California landlords, get out while you can.

Yesterday, Jeff Charles at RedState reported that Democrat lawmaker from San Francisco, Matt Haney, had recently introduced a bill that would prohibit landlords from enacting “blanket pet bans” in regards to their properties. Here are the details, according to a press release from Haney’s office:

AB 2216 will require landlords to have reasonable reason(s) for not allowing a pet in a rental unit and only allows landlords to ask about pet ownership after a tenant’s application has been approved.
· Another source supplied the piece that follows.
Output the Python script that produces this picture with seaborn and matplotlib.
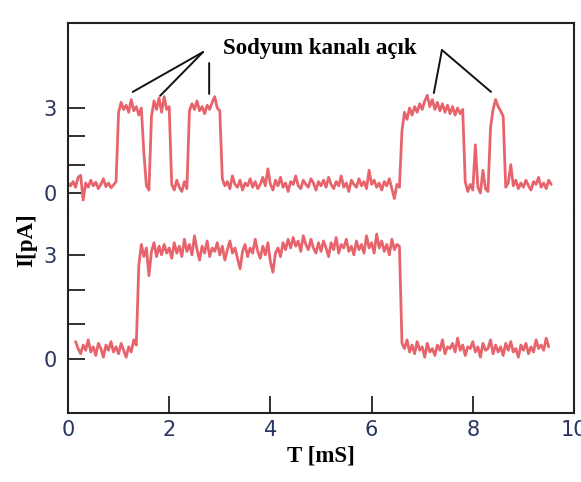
import numpy as np
import pandas as pd
import seaborn as sns
import matplotlib.pyplot as plt

dt = 0.05

# upper trace: short channel openings, starts at t = 0
top_t0 = 0.0
top_current = [
    0.35, 0.25, 0.40, 0.20, 0.55, 0.62, -0.25, 0.35, 0.20, 0.45, 0.25, 0.38, 0.15, 0.30, 0.50, 0.22, 0.35, 0.18, 0.28, 0.40,
    2.85, 3.20, 2.95, 3.10, 2.85, 3.30, 2.90, 3.05, 2.75, 3.00, 1.40, 0.25, 0.10, 2.70, 3.25, 2.95, 3.35, 2.85, 3.40, 2.95,
    3.05, 0.30, 0.10, 0.45, 0.20, 0.05, 0.40, 0.15, 2.90, 3.15, 2.95, 3.25, 2.90, 3.05, 2.80, 3.10, 2.95, 3.20, 3.40, 3.00,
    2.90, 0.50, 0.25, 0.40, 0.15, 0.60, 0.30, 0.20, 0.45, 0.10, 0.35, 0.25, 0.50, 0.20, 0.40, 0.15, 0.30, 0.55, 0.25, 0.85,
    0.30, 0.10, 0.45, 0.25, 0.55, 0.20, 0.35, 0.05, 0.40, 0.30, 0.60, 0.25, 0.15, 0.45, 0.30, 0.20, 0.50, 0.35, 0.10, 0.40,
    0.25, 0.45, 0.20, 0.55, 0.30, 0.15, 0.40, 0.25, 0.60, 0.20, 0.35, 0.05, 0.45, 0.30, 0.20, 0.50, 0.25, 0.40, 0.15, 0.80,
    0.30, 0.45, 0.20, 0.35, 0.10, 0.40, 0.25, 0.50, 0.15, -0.20, 0.30, 0.20, 2.20, 2.85, 2.60, 3.00, 2.75, 3.05, 2.85, 3.15,
    2.95, 3.25, 3.45, 3.05, 3.30, 2.95, 3.20, 2.90, 3.15, 2.85, 3.10, 2.80, 3.05, 2.75, 3.00, 2.80, 2.95, 0.40, 0.05, 0.30,
    0.10, 1.70, 0.20, 0.00, 0.80, 0.15, 0.05, 2.30, 2.95, 3.30, 3.05, 2.90, 2.70, 0.20, 0.35, 1.00, 0.25, 0.45, 0.15, 0.35,
    0.20, 0.45, 0.25, 0.10, 0.40, 0.30, 0.55, 0.20, 0.35, 0.15, 0.45, 0.30,
]

# lower trace: one long opening, starts at t = 0.15
bot_t0 = 0.15
bot_current = [
    0.50, 0.30, 0.15, 0.40, 0.25, 0.55, 0.20, 0.35, 0.10, 0.45, 0.30, 0.05, 0.40, 0.25, 0.50, 0.20, 0.35,
    0.15, 0.45, 0.25, 0.05, 0.35, 0.20, 0.55, 0.40, 2.70, 3.30, 2.95, 3.20, 2.40, 3.10, 3.35, 2.95, 3.25, 3.00, 3.30, 3.05,
    3.20, 2.90, 3.35, 3.05, 3.25, 2.95, 3.45, 3.10, 3.30, 3.00, 3.55, 3.15, 2.85, 3.25, 3.05, 3.40, 2.95, 3.20, 3.10, 3.35,
    3.00, 3.25, 2.85, 3.15, 3.40, 3.05, 3.20, 2.90, 2.60, 3.10, 3.30, 2.95, 3.20, 3.05, 3.45, 3.10, 2.90, 3.25, 3.00, 3.35,
    2.80, 2.50, 3.05, 3.20, 2.95, 3.35, 3.15, 3.45, 3.20, 3.50, 3.25, 3.40, 3.10, 3.55, 3.30, 3.15, 3.45, 3.20, 3.05, 3.35,
    3.10, 3.40, 3.20, 2.95, 3.35, 3.15, 3.50, 3.05, 3.30, 3.20, 3.45, 3.10, 3.25, 3.00, 3.40, 3.15, 3.30, 3.05, 3.55, 3.20,
    3.35, 3.05, 3.60, 3.20, 3.40, 3.10, 3.30, 3.00, 3.45, 3.15, 3.30, 3.25, 0.45, 0.30, 0.55, 0.20, 0.40, 0.15, 0.50, 0.25,
    0.35, 0.05, 0.45, 0.20, 0.30, 0.10, 0.40, 0.25, 0.55, 0.15, 0.35, 0.30, 0.45, 0.20, 0.60, 0.25, 0.40, 0.10, 0.35, 0.30,
    0.50, 0.20, 0.35, 0.05, 0.45, 0.25, 0.30, 0.55, 0.15, 0.40, 0.20, 0.35, 0.10, 0.45, 0.25, 0.50, 0.20, 0.30, 0.05, 0.40,
    0.25, 0.45, 0.15, 0.35, 0.20, 0.55, 0.30, 0.40, 0.25, 0.60, 0.35,
]

x_ticks = [0, 2, 4, 6, 8, 10]
y_ticks = [0, 1, 2, 3]
y_tick_labels = ['0', '', '', '3']

annot_text = 'Sodyum kanalı açık'

top_df = pd.DataFrame({'t': top_t0 + dt * np.arange(len(top_current)), 'I': top_current})
bot_df = pd.DataFrame({'t': bot_t0 + dt * np.arange(len(bot_current)), 'I': bot_current})

# ---- styling ----
sns.set_theme(style='white')
plt.rcParams['font.family'] = ['DejaVu Sans']

trace_color = '#e7646c'
tick_color = '#2a3460'
edge_color = '#222222'
serif = ['Liberation Serif', 'DejaVu Serif']

fig = plt.figure(figsize=(5.81, 4.82), dpi=100)
ax_top = fig.add_axes([0.117, 0.554, 0.871, 0.398])
ax_bot = fig.add_axes([0.117, 0.143, 0.871, 0.411], sharex=ax_top)

sns.lineplot(data=top_df, x='t', y='I', ax=ax_top, color=trace_color, lw=2.0)
sns.lineplot(data=bot_df, x='t', y='I', ax=ax_bot, color=trace_color, lw=2.0)

ax_top.set_ylim(-0.78, 6.0)
ax_bot.set_ylim(-1.56, 4.15)
ax_bot.set_xlim(0, 10)

for ax in (ax_top, ax_bot):
    ax.set_xlabel('')
    ax.set_ylabel('')
    ax.set_yticks(y_ticks)
    ax.set_yticklabels(y_tick_labels)
    for s in ax.spines.values():
        s.set_color(edge_color)
        s.set_linewidth(1.5)
    ax.tick_params(axis='y', left=True, direction='in', length=12.5, width=1.3,
                   color=edge_color, labelcolor=tick_color, labelsize=15, pad=8)

ax_top.spines['bottom'].set_visible(False)
ax_bot.spines['top'].set_visible(False)
ax_top.tick_params(axis='x', bottom=False, labelbottom=False)

ax_bot.set_xticks(x_ticks)
ax_bot.set_xticklabels([str(v) for v in x_ticks])
ax_bot.tick_params(axis='x', bottom=True, direction='in', length=12.5, width=1.3,
                   color=edge_color, labelcolor=tick_color, labelsize=15, pad=5)

# label of the open events with lines to the openings
ax_top.text(4.98, 5.12, annot_text, ha='center', va='center',
            fontsize=16.5, fontweight='bold', family=serif, color='black')
line_style = dict(arrowstyle='-', color='#111111', lw=1.4, shrinkA=0, shrinkB=0)
for xy in [(1.28, 3.57), (1.82, 3.43)]:
    ax_top.annotate('', xy=xy, xytext=(2.67, 4.98), arrowprops=line_style)
ax_top.annotate('', xy=(2.79, 3.50), xytext=(2.79, 4.59), arrowprops=line_style)
for xy in [(7.23, 3.53), (8.36, 3.57)]:
    ax_top.annotate('', xy=xy, xytext=(7.39, 5.05), arrowprops=line_style)

ax_bot.set_xlabel('T [mS]', fontsize=16.5, fontweight='bold', family=serif,
                  color='black', labelpad=4)
fig.text(27 / 581, 1 - 240 / 482, 'I[pA]', rotation=90, ha='center', va='center',
         fontsize=16.5, fontweight='bold', family=serif, color='black')

fig.savefig('out.png', dpi=100)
Seems like the fact that a pet is, by its very nature, a beast, would be reason enough—everyone expects pet ownership to come with less-than-pleasant smells, “accidents” indoors, and, at best pet wear-and-tear, at worst, total destruction. Secondly, you’d think that in a “free” country, a property owner wouldn’t need to make a case to the government on why he/she conducts personal business affairs in the manner of his/her choosing. (If I were a landlord, I sure wouldn’t want the headache of a tenant with an animal.)

Haney suggests that because landlords have the freedom to keep renters with pets from their properties, there is a “lack of pet friendly housing” which in turn, is causing renters to hide their pets from their landlords—but naturally, the solution for the Democrat lawmaker is to assault the freedom of the person being victimized, not the dishonest renter.

Haney’s announcement also includes this little blurb:

‘Like it or not humans have pets, they always have and they always will,’ said Haney. ‘Blanket no companion pet policies are causing landlords to miss out on good tenants who get rejected without even getting a chance to apply for a place to live. The current system is bad for everyone.’

No, it’s not bad for the landlords and homeowners, otherwise they would have adopted pro-pet policies. That’s the beautiful thing about capitalism—there’s tremendous incentive to meet the demands of the market. But furthermore, who does Haney think he is telling property owners what’s best for their situations and their private property? And, why does Haney think it’s his business to make sure landlords don’t “miss out on good tenants”? Because news flash: IT’S NOT.

In The Communist Manifesto, Karl Marx and Friedrich Engels go to war against the idea of private property ownership, and although they write that “the abolition of existing property relations is not at all a distinctive feature of communism” their idea of property revolution is certainly the most unethical, because it seeks to strip the middle class, or the “bourgeois” of their property:

In one word, you reproach us with intending to do away with your [middle class] property. Precisely so; that is just what we intend.

You must, therefore, confess that by ‘individual’ you mean no other person than the bourgeois, than the middle-class owner of property. This person must, indeed, be swept out of the way, and made impossible.

Of course, in the beginning, this [revolution] cannot be effected except by means of despotic inroads on the rights of property….

Plainspeak like “swept out of the way” and “despotic inroads” is quite an affront though, even to uninformed leftist voters in California, so the state’s communist lawmakers are getting creative.

Marx would be beaming… and licking his chops.